Diyarbakır’s changing skyline
Like the rest of the country, my attention was focused on Diyarbakır for yesterday’s Newroz celebrations. Sırrı Süreyya Önder and Pervin Buldan, both Peace and Democracy Party (BDP) MPs, read the historical message of Abdullah Öcalan, the captive founder of the Kurdistan Workers’ Party (PKK), to a festive gathering of tens of thousands. The man who started the Kurdish uprising announced that the era of armed struggle was now over and declared the beginning of a new era of democratic and political struggle. Note that this is the end of a resort to arms, not the end of the Kurdish cause.

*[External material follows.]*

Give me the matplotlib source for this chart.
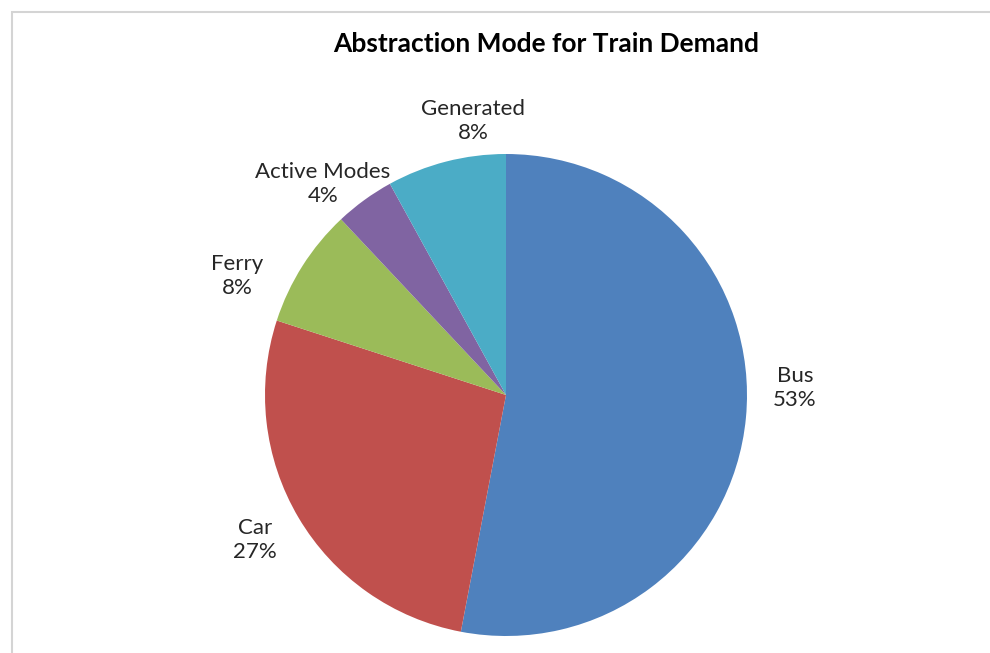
import matplotlib
matplotlib.use("Agg")
import matplotlib.pyplot as plt
from matplotlib.patches import Rectangle

plt.rcParams['font.family'] = ['Lato', 'DejaVu Sans']

# Daten
modes = ['Bus', 'Car', 'Ferry', 'Active Modes', 'Generated']
shares = [53, 27, 8, 4, 8]
colors = ['#4F81BD', '#C0504D', '#9BBB59', '#8064A2', '#4BACC6']
title = 'Abstraction Mode for Train Demand'

W, H = 990, 653
fig = plt.figure(figsize=(W / 100, H / 100), dpi=100)
ax = fig.add_axes([0, 0, 1, 1])

# Torte, im Uhrzeigersinn ab 12 Uhr (wie Excel)
cx, cy, r = 506, H - 395, 241
wedges, texts = ax.pie(shares, colors=colors, startangle=90, counterclock=False,
                       center=(cx, cy), radius=r, labels=None,
                       wedgeprops=dict(linewidth=0))
ax.set_xlim(0, W)
ax.set_ylim(0, H)
ax.set_aspect('equal')
ax.axis('off')

# Beschriftungen (Position wie in Excel "best fit")
label_pos = [(795, 388), (255, 540), (237, 276), (323, 184), (473, 121)]
for name, val, (lx, ly) in zip(modes, shares, label_pos):
    ax.text(lx, H - ly, '{}\n{}%'.format(name, val), ha='center', va='center',
            fontsize=16, color='#262626', linespacing=1.3)

ax.text(546, H - 44, title, ha='center', va='center', fontsize=19,
        fontweight='bold', color='black')

# Rahmen des Diagrammbereichs
fig.patches.append(Rectangle((12 / W, -0.1), 1.1, (H - 12.5) / H + 0.1,
                             transform=fig.transFigure, fill=False,
                             edgecolor='#d4d4d4', linewidth=1.5))

fig.savefig('out.png', dpi=100)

We are at a crossroads now. How did we come here? First, thanks to the democratization process in Turkey. There are ups and downs to it of course – just look at the recent press freedom issues. Where we are now, however, is commendable despite all the odds. The second is the change in Diyarbakır itself, if you ask me. While Önder and Buldan were reading their leader’s message in Turkish and Kurdish, I was looking at the Diyarbakır skyline, beyond the tens of thousands gathered to celebrate Newroz. It was full of high rises, so alien to old Diyarbakır.
There is probably nothing that tells the story of a city as vividly as its changing skyline. I remember being in Diyarbakır again about a year ago. A colleague had taken me from the airport and was updating me about the changes in the city. That was when I first heard about the construction boom. “You should see the flats in those high rises,” my friend noted. “Each one is about 300 square meters and there is even a spare bathroom in the master bedroom,” underlining the latter as a change in the lifestyle of Diyarbakır residents. There are now more than 40,000 such apartments in the city, plus about 1,500 new villas. The growing demand for SUVs is also often noted. So Diyarbakır is changing as it develops a middle class. It is no coincidence that Öcalan is ending the armed struggle when people are beginning to have money in their pockets.

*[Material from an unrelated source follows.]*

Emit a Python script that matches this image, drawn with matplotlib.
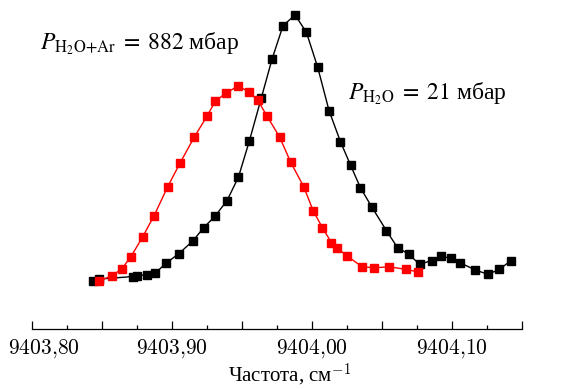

A year ago, I organized American-style town hall meetings for the new Constitution in 12 different cities. Participants at TEPAV meetings were randomly chosen by sending messages to their cell phones. They were concerned citizen volunteers, mostly male, well-educated and wealthier than average. We collected a unique data set for the new charter-making process. The one we held in İzmir was the hardest of all our town hall meetings. The audience was full of suspicion, questioning our motives and coming up with conspiracies behind each and every one of the questions. They only calmed down in the afternoon, when they got tired. In contrast, Diyarbakır was the easiest crowd. The town hall of about 500 were ready to participate in every discussion, felt confident, were open to new ideas and were free of undue suspicion. Now that I think of it, I should have noticed the changing skyline of Diyarbakır then and there, a year ago. Better late then never. Diyarbakır has changed, and things will never be the same again. That is Chairman Öcalan’s message.